Born at Kings Creek in Letcher County, Kentucky, James B. Day graduated from Whitesburg High School in 1957. He began his collegiate career at Pikeville College, Pikeville, Kentucky but later transferred to the University of Kentucky where he received the Bachelor of Science in Mechanical Engineering degree in 1961. He would later earn the Master of Science in Mechanical Engineering from UK in 1969.

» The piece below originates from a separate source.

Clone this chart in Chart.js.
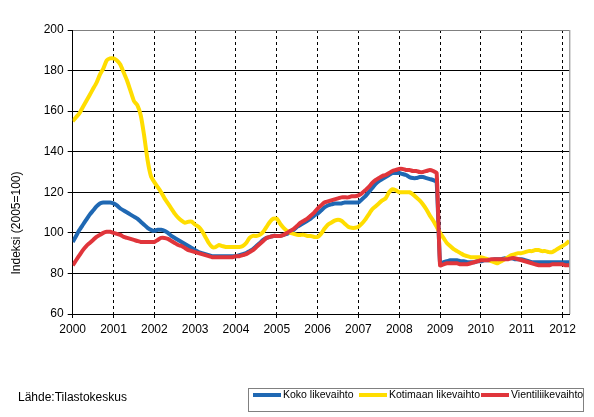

Mr. Day then joined Wright-Patterson Air Force Base (AFB), Ohio where he spent 34 years in Government service employed as a civilian engineer engaged in the research and development of military jet engines. At the time he began his professional career, the Cold War continued to escalate as did the United States’ involvement in the Vietnam War. Government and military leaders realized the need for a superior fighter jet to perform fighter sweep, escort and CAP missions but one with sufficient range and combat persistence to reduce demands on tanker support.
Mr. Day led work on a new generation of jet engines with a thrust/weight ratio of around 8:1, giving so light a power plant weight that there was still plenty of scope for internal fuel. This new engine allowed the F-15’s rate of climb and acceleration to be twice as fast as was previously possible.
After completing his MSME degree, Mr. Day returned to Wright-Patterson AFB as the Chief of Analytical Methods for F-15 and F-16 jet fighter engines. In 1975, he was named Chief of Propulsion and Power for the F-15 fighter jet. From 1978-1981 his focus shifted to the F-16 fighter as its Chief of Propulsion. Mr. Day was next named Chief Engineer for Tactical Engines, a position he held for the next three years.
In 1984, he became Chief Engineer of Propulsion at Wright-Patterson AFB, and in 1993, was named Director of Propulsion. For more than a decade in these later two positions, Mr. Day directed all propulsion development activities including development, production and support, for all U.S. Air Force jet engines including the F-15, F-16 and F-22 fighter aircraft and the B-1 and B-2 bombers.
Mr. Day’s engineering and managerial leadership resulted in unprecedented advances in air breathing propulsion and jet engines, advances which more than doubled engine power output per unit weight while cutting fuel consumption in half. These engineering accomplishments positioned the United States for world preeminence in military and civilian aviation.
Throughout his years of service, Mr. Day was recognized nationally and internationally as a propulsion expert. He served as an advisor to senior members of the Department of Defense, officials of the U. S. Air Force and U.S. Navy, and to U.S. allies in Europe, Asia and the Middle East.
In 1995, Mr. Day retired from Government service and joined the Belcan Corporation, Cincinnati, Ohio, as a Vice President. An engineering company, Belcan serves the propulsion and power industry in design, analysis and fabrication. He also maintains a consulting business with numerous aerospace-related clients including the U.S. Air Force, General Electric, Rolls-Royce, and Lockheed Martin.
For his contributions to the profession, Mr. Day has received a number of honors including the Exceptional Civilian Service Award, the highest civilian award presented by the Secretary of the Air Force; the Air Force Systems Command Certificate of Merit; and the Award for Outstanding Professional Achievement from the Engineering and Science Foundation. Additionally, he was appointed to the United States Senior Executive Service, the highest rank achievable in Federal service, at the early age of forty-two.
A licensed professional engineer in the state of Kentucky, Mr. Day is a member of the Kentucky Society of Professional Engineers, American Society of Mechanical Engineers, American Institute of Aeronautics and Astronautics and the Engineering and Science Foundation, Dayton, Ohio.
Mr. Day is a member of the UK Department of Mechanical Engineering External Advisory Board and the UK Engineering Alumni Association Board. He was an invited Guest Lecturer for the Department of Mechanical Engineering and an invited participant in the Department’s SHARE program, honoring distinguished mechanical engineering graduates.
Mr. Day and his wife, the former Jowanda Davis, reside in Beavercreek, Ohio. They are the parents of two daughters, Katharine Day Treml and Elizabeth Day, both University of Kentucky mechanical engineering graduates. His outside interests include reading, particularly history, and restoring cars.